Subject: Re: direct I/O
To: Chuck Silvers <chuq@chuq.com>
From: Darrin B.Jewell <dbj@netbsd.org>
List: tech-kern
Date: 03/03/2005 19:03:10
Chuck Silvers <chuq@chuq.com> writes:
> of course, with direct I/O being intrinsically synchronous, that immediately
> leads to the question of how to allow concurrent reads and writes to a file.
> our current locking scheme (enforced above the VOP layer) doesn't have any
> concept of this.  I'm thinking about adding a range-locking implementation
> and having vn_{read,write}() use that for O_DIRECT requests where
> FOF_UPDATE_OFFSET is not set (ie. pread() and pwrite()).  this would involve
> some new VOPs (VOP_LOCK_RANGE(), VOP_UNLOCK_RANGE()) and those would need to
> interact appropriately with the existing non-ranged vnode locks.  file systems
> that do not implement these VOPs would just return an error and the calling
> layer would fall back on the current locking automatically.  there would
> be no syscall interface change for this.  I'm thinking it probably won't be
> much harder to do the range-locks than it was to do the direct I/O stuff.
> 
> comments?

My first thought is that for internal kernel use, a separate
VOP_LOCK_RANGE call should not be necessary.  Instead, I was thinking
that the existing PG_BUSY locks could be relied on for individual
pages in a range.  I don't think range locking is necessary at this
level, since consistent results for concurrent access to a range is
not required as far as I am aware.  (Except in the case of
fcntl(F_SETLK), which is handled separately.)

In fact, I would like to relax vnode locks, so that they don't lock
out concurrent access to a file, and instead just protect the
integrity of filesystem metadata where necessary.

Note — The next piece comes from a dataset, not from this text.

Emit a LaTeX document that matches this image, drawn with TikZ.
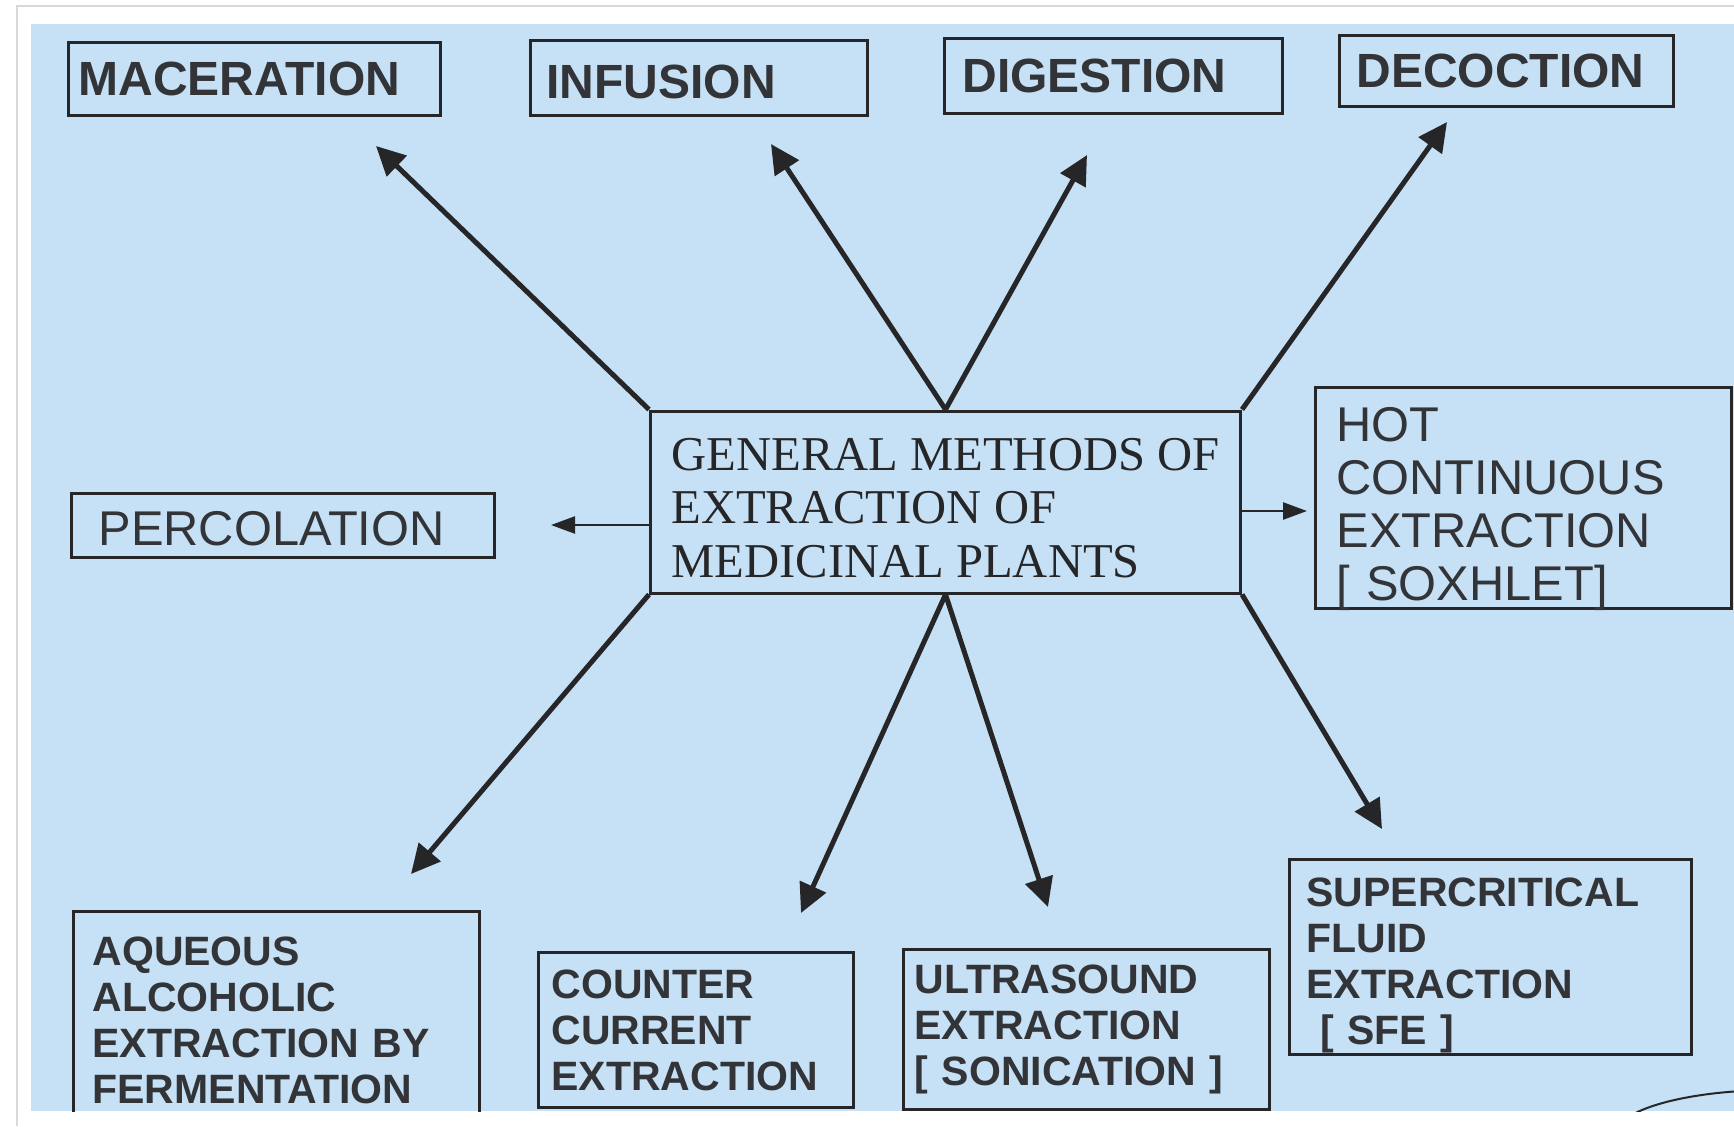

I'll also note that currently, i/o operations on the VCHR device are
already allowed to be concurrent because the vnode is unlocked in
spec_write when the underlying device write routine is called.  While
I think this is appropriate behavior, this leads to an existing race
condition in the physio uvm_vslock/uvm_vsunlock code which causes
diagnostic messages to be spewed from the i386 pmap_unwire routine.
If useful, I can reproduce a test case and submit a pr.